Welche Rolle spielt die Basis?

Sie ist entscheidend für den Erfolg unserer Organisation. Wir sind als IG Metall nur dort durchsetzungsfähig, wo sich die Leute an der Basis für unsere Forderungen einsetzen. Dafür müssen sie selbst von der Sache überzeugt sein. Gewerkschaftstage bringen oft frischen Wind in die IG Metall.

Kannst Du das an einem Beispiel erklären?

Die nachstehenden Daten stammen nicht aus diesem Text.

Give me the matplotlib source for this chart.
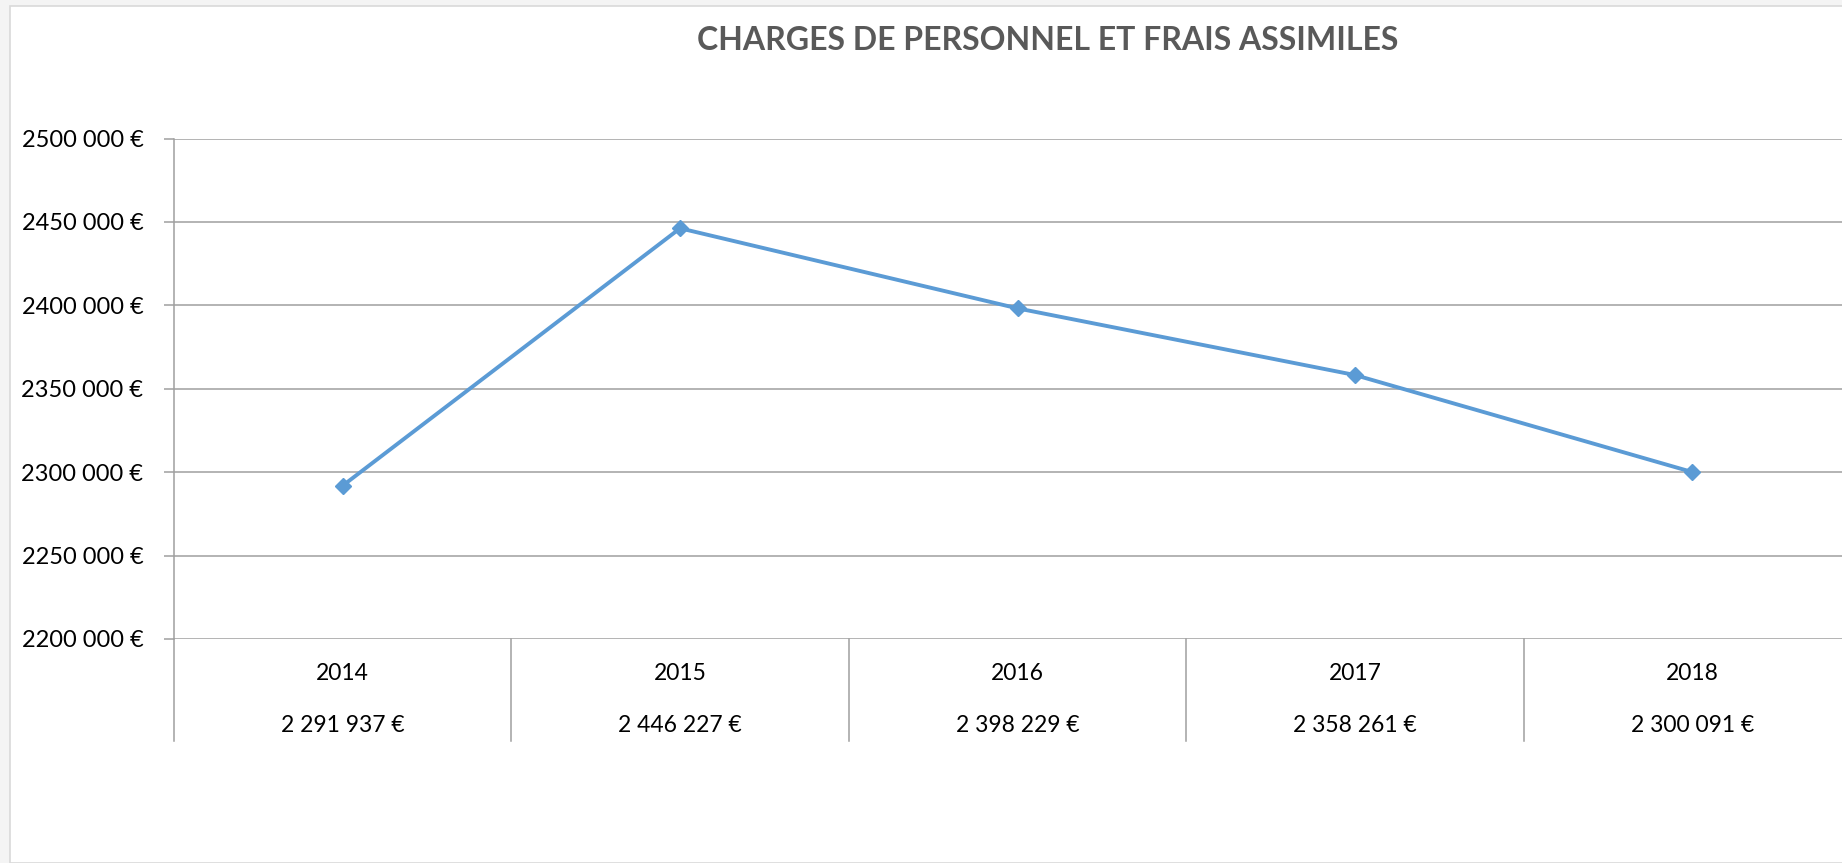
import matplotlib
matplotlib.use("Agg")
import matplotlib.pyplot as plt
from matplotlib.patches import Rectangle

years = ["2014", "2015", "2016", "2017", "2018"]
values = [2291937, 2446227, 2398229, 2358261, 2300091]
yticks = [2200000, 2250000, 2300000, 2350000, 2400000, 2450000, 2500000]
title = "CHARGES DE PERSONNEL ET FRAIS ASSIMILES"

plt.rcParams['font.family'] = ['Lato', 'DejaVu Sans']

W, H = 1842, 863
fig = plt.figure(figsize=(W / 100, H / 100), dpi=100)
fig.patch.set_facecolor('#f4f4f4')

# white chart frame
frame = Rectangle((10 / W, 0), 1.0, 1 - 6 / H, transform=fig.transFigure,
                  facecolor='white', edgecolor='#d9d9d9', linewidth=1.2, zorder=-10)
fig.patches.append(frame)

left, right = 174 / W, 1861 / W
top, bottom = 1 - 138.6 / H, 1 - 639 / H
ax = fig.add_axes([left, bottom, right - left, top - bottom])
ax.set_facecolor('none')
ax.set_zorder(5)

x = list(range(len(years)))
ax.plot(x, values, color='#5B9BD5', linewidth=2.8, marker='D', markersize=8,
        markerfacecolor='#5B9BD5', markeredgecolor='#5B9BD5', zorder=3, clip_on=False)

ax.set_xlim(-0.5, len(years) - 0.5)
ax.set_ylim(yticks[0], yticks[-1])
ax.set_yticks(yticks)
ax.set_yticklabels([f"{v // 1000} {v % 1000:03d} €" for v in yticks], fontsize=17, color='black')
ax.yaxis.grid(True, color='#9f9f9f', linewidth=1.1)
ax.set_axisbelow(True)
ax.tick_params(axis='y', length=7, width=1.1, color='#9f9f9f', pad=15)
ax.set_xticks([])
for s in ['top', 'right', 'bottom']:
    ax.spines[s].set_visible(False)
ax.spines['left'].set_color('#9f9f9f')
ax.spines['left'].set_linewidth(1.1)

# data table below axis
axh = (top - bottom) * H
tr = ax.get_xaxis_transform()
for i, (yr, v) in enumerate(zip(years, values)):
    ax.text(i, -34 / axh, yr, transform=tr, ha='center', va='center', fontsize=16.5)
    ax.text(i, -86 / axh, f"{v:,}".replace(",", " ") + " €", transform=tr,
            ha='center', va='center', fontsize=16.5)
for i in range(len(years) + 1):
    b = i - 0.5
    ax.plot([b, b], [0, -102 / axh], transform=tr, color='#9f9f9f', linewidth=1.1, clip_on=False)

fig.text(892 * 1.1747 / W, 1 - 40 / H, title, ha='center', va='center',
         fontsize=23, fontweight='bold', color='#595959')

fig.savefig("out.png", dpi=100, facecolor=fig.get_facecolor())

Ende der siebziger Jahre gab es auf dem Gewerkschaftstag eine intensive Kontroverse zur Frage, wie der hohen Arbeitslosigkeit begegnet werden sollte. Die Delegierten forderten damals, die Arbeitszeit zu verkürzen. Sie entschieden mit knapper Mehrheit dafür, sogar gegen die Empfehlung des Vorstands. Dieses Ziel wurde dann über mehrere Jahre in den Tarifverhandlungen und harten Arbeitskämpfen verfolgt und letztlich durchgesetzt. Das Ergebnis war die 35-Stunden-Woche. An solchen Beispielen zeigt sich deutlich, wie wichtig die Basis ist und welchen Einfluss sie hat.

Was werden denn die großen Themen in diesem Jahr sein?

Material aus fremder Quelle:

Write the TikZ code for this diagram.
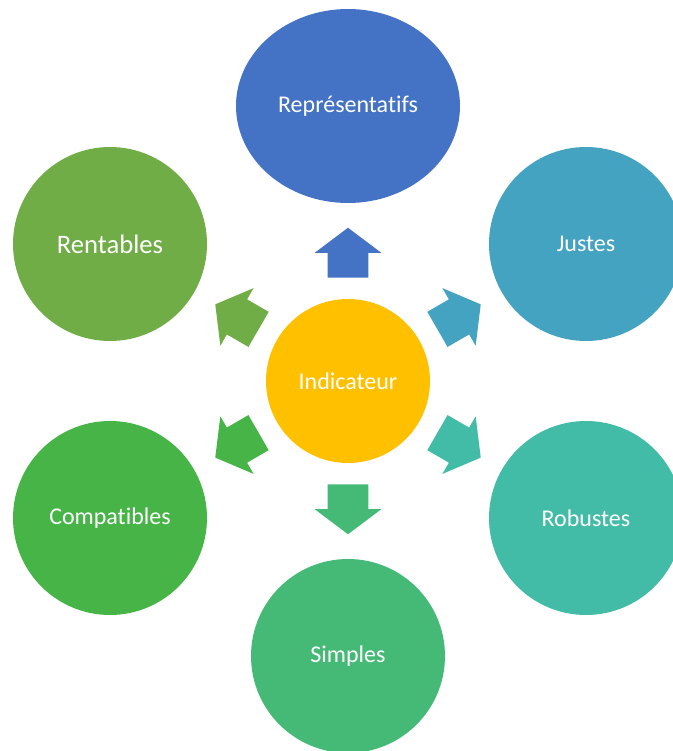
\documentclass[tikz,border=0pt]{standalone}
\usepackage{fontspec}
\setmainfont{Carlito}[Ligatures={NoCommon,NoContextual}]
\usetikzlibrary{shapes.geometric,shapes.arrows,calc}

\definecolor{cind}{HTML}{FFC000}
\definecolor{crep}{HTML}{4472C4}
\definecolor{cjus}{HTML}{44A3C1}
\definecolor{crob}{HTML}{42BCA7}
\definecolor{csim}{HTML}{45BA76}
\definecolor{ccom}{HTML}{46B447}
\definecolor{cren}{HTML}{70AD47}

\begin{document}
\begin{tikzpicture}[x=0.75pt,y=0.75pt,
  bulle/.style={circle,fill=#1,text=white,inner sep=0pt,minimum size=145.5pt,font=\fontsize{18}{22}\selectfont},
  fleche/.style={single arrow,fill=#1,inner xsep=0pt,inner ysep=15pt,minimum height=37.5pt,
    single arrow head extend=9.75pt,single arrow tip angle=106,anchor=tail}]
\useasboundingbox (0,0) rectangle (673,751);

\node[bulle=cind,minimum size=123pt] (ind) at (348,370) {Indicateur};

\node[bulle=crep,ellipse,minimum width=168pt,minimum height=145.5pt] (rep) at (348,645) {Représentatifs};
\node[bulle=cjus] (jus) at (586,507) {Justes};
\node[bulle=crob] (rob) at (586,233) {Robustes};
\node[bulle=csim] (sim) at (348,95) {Simples};
\node[bulle=ccom] (com) at (110,233) {Compatibles};
\node[bulle=cren,font=\fontsize{20}{24}\selectfont] (ren) at (110,507) {Rentables};

\foreach \n/\a in {rep/90,jus/30,rob/-30,sim/-90,com/210,ren/150}
  \node[fleche=c\n,rotate=\a] (f\n) at ($(ind)+(\a:103)$) {};

\end{tikzpicture}
\end{document}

Die Flüchtlingsfrage wird beim Gewerkschaftstag eine große Rolle spielen. Dabei werden auch die Ursachen der Flüchtlingswelle zur Sprache kommen. Wir werden über Krieg, Militärinterventionen und die Frage nach einer gerechten Weltwirtschaftsordnung ebenso sprechen müssen, wie über Arbeitszeiten und Industrie 4.0 in den Betrieben.

Welche Aufgabe übernimmt die Antragsberatungskommission, deren Sprecher du bist?

Der Gewerkschaftstag wird über 455 politische Anträge aus den Verwaltungsstellen beraten. Wir haben sie im Vorfeld den Entschließungen und Leitanträgen des Vorstandes zugeordnet, damit sie zusammenhängend diskutiert werden können. Darüber hinaus haben wir für jeden Antrag eine Beschlussempfehlung erarbeitet, um den Delegierten eine Entscheidungshilfe zu geben.

Worum handelt es sich bei den Entschließungen und Leitanträgen genau?

So nennen wir die Anträge, die vom Vorstand eingebracht werden. Sie definieren die Arbeitsschwerpunkte der IG Metall. Während die Entschließungen aber eher die Grundsatzpositionen der Organisation enthalten, geht es bei den Leitanträgen darum, festzustellen, was konkret in den nächsten vier Jahren angepackt werden soll. Die großen Themen werden Arbeitszeit, Rente, Werkverträge, Beteiligung und die Junge IG Metall sein. Ihnen haben wir die Anträge der Verwaltungsstellen zugeordnet.

Was erhoffst Du Dir persönlich vom Gewerkschaftstag?

Ich hoffe, dass wir uns beim Thema internationale Friedenspolitik, soziale Weltwirtschaft und gerechte Verteilung klar positionieren. Darüber hinaus ist mir das Thema Beteiligung an den Entscheidungen in unserer Organisation und klare Regelungen dazu wichtig.
 

Witich Rossman, 62, ist Erster Bevollmächtigter der IG Metall-Verwaltungsstelle Köln-Leverkusen. Seit 1999 nahm er durchgängig an allen Gewerkschaftstagen der IG Metall als Delegierter oder als Kommissionsmitglied teil.